John reads aloud charges from the committee report: he is sexist and elitist (a word of whose definition he professes to be uncertain), has engaged in "theatrical diversions from the prescribed text", was alone with a student, told a sexually explicit story (the story which contrasted the frequency of fornication with class), tried to embrace the student, used the phrase, "The White Man's Burden," invited Carol to his office because he liked her, and offered to let her rewrite her examination paper if she would come back to his office—all charges based on incidents contained in the first act. John tells Carol that her report is ludicrous, bound to humiliate her and cost him his house; she counters that he cannot deny that the incidents occurred or, if they did, that they meant what he said they did rather than what she said. Carol claims an ironic reversal: "We don't say what we mean. Don't we? Don't we? We do say what we mean.
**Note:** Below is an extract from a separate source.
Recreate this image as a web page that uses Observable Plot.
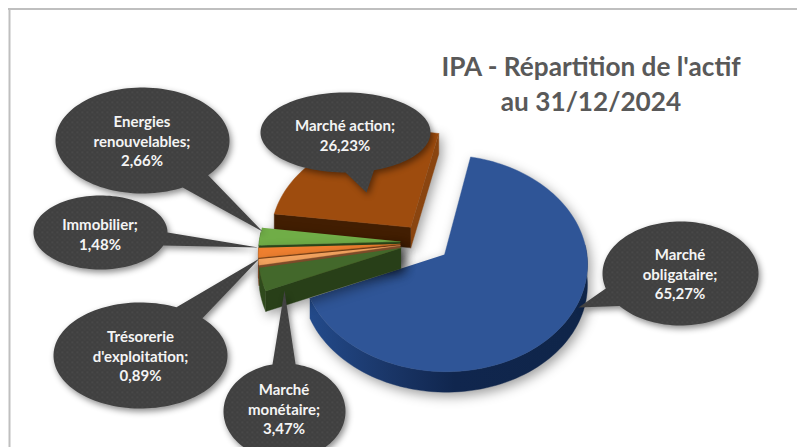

And you say that 'I don't understand you'"
 
Once again, he asks Carol to tell him in her own words the problem, but she yields to the report. John cannot believe Carol is so hurt, but she retorts that her feelings are irrelevant. He wishes to help Carol, but she asserts that she does not need anything he can provide. John starts, "I feel", only to be interrupted: "I don't care what you feel." She says he no longer has the power, as he has misused it. He retorts that she is angry, violating his rights, which he contrasts as part of the "real world," reminding that he is a real person, not a symbol for something.
 

Analysis

 
The theme of communication reveals much, especially in contrast to its form in the first act; where there was overlap and miscommunication before, now the ellipses are fewer and the average line length longer. Carol speaks up, and much of this section shows her finally presenting her point. Despite no longer being in control, John continues to retain his professor persona in communication, using overly elaborate words ("paradigm") and alluding to the stoics.
 
Carol's character makes a significant turn in this section. Where she has previously been weak, less persistent, and filled with self-doubt, she now challenges John at every step, making demands of him and unabashedly acknowledging that whether or not the charges she has filed are true, John cannot deny them by virtue of the situation in which they occurred. This burden of proof is one of Mamet's criticisms of the political correctness movement and the flurry of accusations of sexual harassment that followed: when an accusation places the burden of proof on the accused rather than the accuser, a sort of situation may ensue in which an individual is by almost any definition innocent, yet will suffer the consequences because he cannot prove otherwise. Carol's unconcern with thoughts or feelings mirrors this problem, because rather than reach a synthesis of understanding, she turns the case into one person's word against the other's. So, when John's word is against Carol's, she must win because she is the accuser and the purported victim; it is only right to give her the benefit of the doubt and right the wrongs that have been done to her.
 
When John cautions Carol against attacking him as a "bogeyman," as a symbol of something greater, he offers an important insight into not only Carol's character but, because Mamet portrays her as the archetypical student, the dangers of academia. Literary interpretations often analyze characters, plot devices, and other objects as symbols of something greater—this is the language through which literature communicates—but in applying the same process to real life, it is easy to fall into the trap of over-simplifying the complexities of real human stories. John worries that Carol is perceiving him two-dimensionally by ignoring the other aspects of his life, specifically his responsibilities to his family, his job security, etc. This may be intended ironically, as it is nonetheless stated by a character in a drama, still entrenched in artificial representation; however, the brief mention of symbolism focuses on the point that John feels Carol is flattening him like an intellectual concept in order to deal with him.